Safety Hero: Chris Carter of Orchard Mesa Irrigation

Building a Consensus on Safety

For many districts, a work culture defined by safety doesn’t form overnight. It takes dedicated, consistent, committed, and hard-working people to foster its growth. We want to recognize an individual that exemplifies these qualities and has worked to make their own district a safer place.

This quarter, we have selected Chris Carter from Orchard Mesa Irrigation District as Safety Hero. During her two year tenure, Carter has served as the district’s Safety Coordinator and Administrative Assistant. Carter joined the OMID team in part to develop the Safety Program, which, up to that point, had not reached its full potential.

“It was quite overwhelming in the beginning,” Carter says. “We had so many areas that we needed to create programs, policies, and training for.”

It didn’t take long for Carter to grow into her role. As Safety Coordinator, Chris took on the task of researching and acquiring appropriate safety equipment. She also performs monthly inspections and investigates safety concerns. Chris leads the charge on monthly safety meetings, inviting guest speakers like the CSD Pool’s safety consultant, Adam Johnsen.

“Over the last couple of years I have worked with Chris on multiple projects. She worked really hard to develop what their safety program is today,” Johnsen says. “She has transformed it one day at time by gathering her resources and making things happen.”

Carter coordinates with local agencies to provide an external perspective on their program. She worked with the local fire department to perform training on fire extinguisher use, first-aid, and confined-space rescue training. She also coordinated with an outside entity to perform a mock OSHA inspection to determine areas where their district was deficient in their safety program. Following this inspection, Carter says she was given a long list of items which proved to be a breakthrough.

“This [list] gave us a path to start tackling our inadequacies,” Carter says.

The mock inspections underscored the need for regular meetings and discussions, and from the list provided, Carter created a monthly safety meeting calendar, sometimes matching discussions with seasonal issues, such as heat stress in the summertime. The conversations prompted by these regular meetings work wonders in engaging staff and solving their district problems.

“Many times, this opens a dialogue for what has worked in the past and what hasn’t and what we can do differently,” Carter says.

They also discuss projects and what safety equipment is needed for their execution.
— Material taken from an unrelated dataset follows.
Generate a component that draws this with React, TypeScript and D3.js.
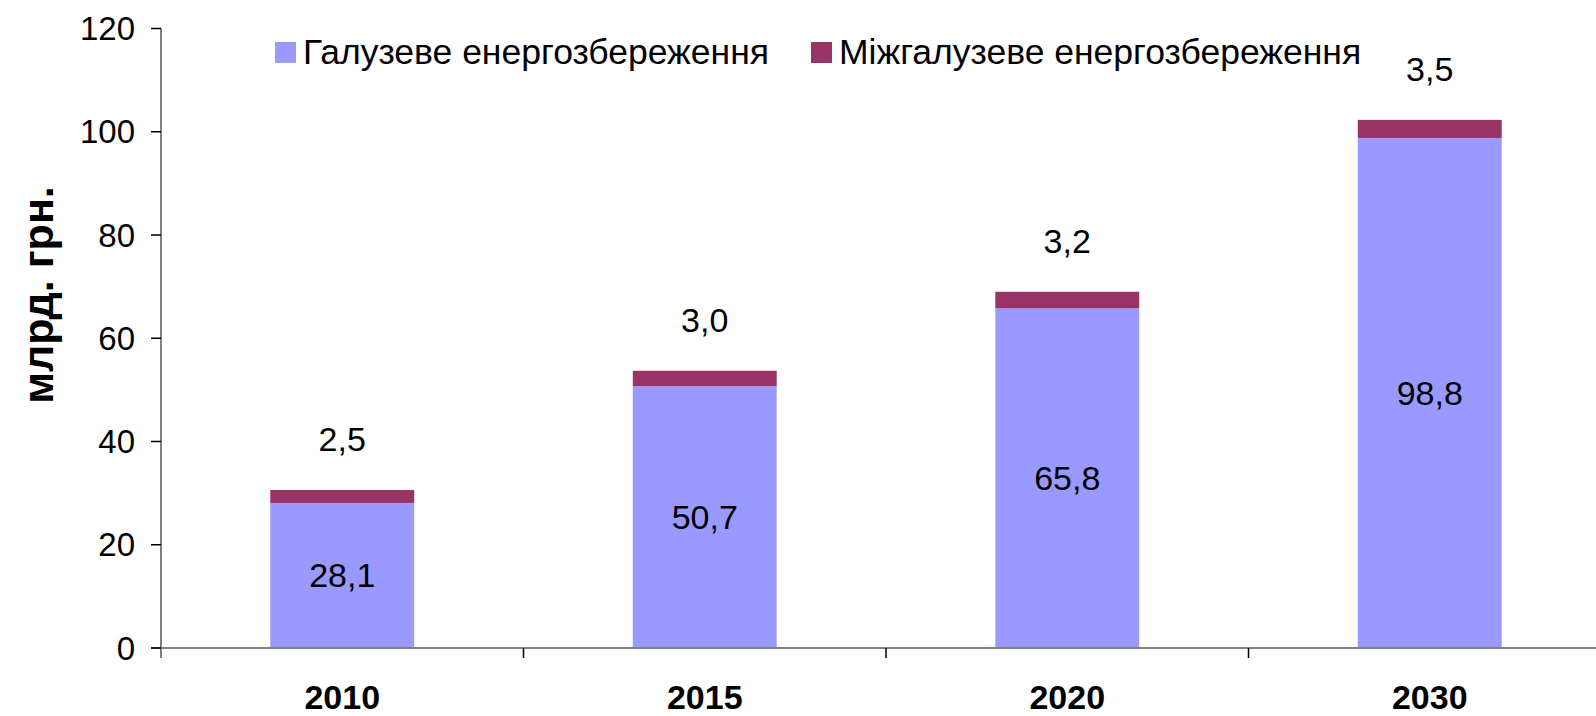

The use of personal protective equipment is an integral part of OMID’s operations, and Carter verifies what equipment needs to be upgraded in addition to what will actually be put to use.

“We can purchase all the safety equipment possible,” Carter says, “but if employees are not going to use it because it does not fit or is extremely uncomfortable, it is a waste of money and becomes a safety concern.” The CSD Pool’s Safety and Loss Prevention Grant Program has helped fund additions and improvements to the district’s PPE.

“We were not prepared for the expense to get our safety program started,” Chris says. “The Safety Grants helped accomplish this. We purchased fire extinguishers, respirators, and eye and hearing protection.”

Carter has been instrumental, if not the central figure, at OMID when it comes to their safety culture. When she started at OMID, the district didn’t have anyone to devote their time to safety. In the past, safety meetings were held on a monthly basis with little training, but there was no actual program. That all changed over time.

“Now, our employees are using the policies and procedures we have developed. Safety is a part of our daily jobs, but it is also a work in progress,” Carter says. “We continue to review the way we approach safety.”

For Carter, the success of the position and program depends on a lot more than just one person. Employees often have great suggestions for ways to improve safety. Sometimes the ideas are offered in their safety meetings, and other times, they come into her office.

Much has changed since the beginning of Carter’s tenure. Employees have come to understand the safety program is in place for their own well-being. “We want every employee to take safety seriously, so that when the day is done, they can leave work at work and enjoy their time away from here,” Carter says.

For Carter, her role at OMID has been a fulfilling one. She notes that from management to each individual employee at OMID, every person has helped to make her vision a reality. “We are just starting this safety journey and although we have come a long way, this is a work in progress that we will continue to pursue.”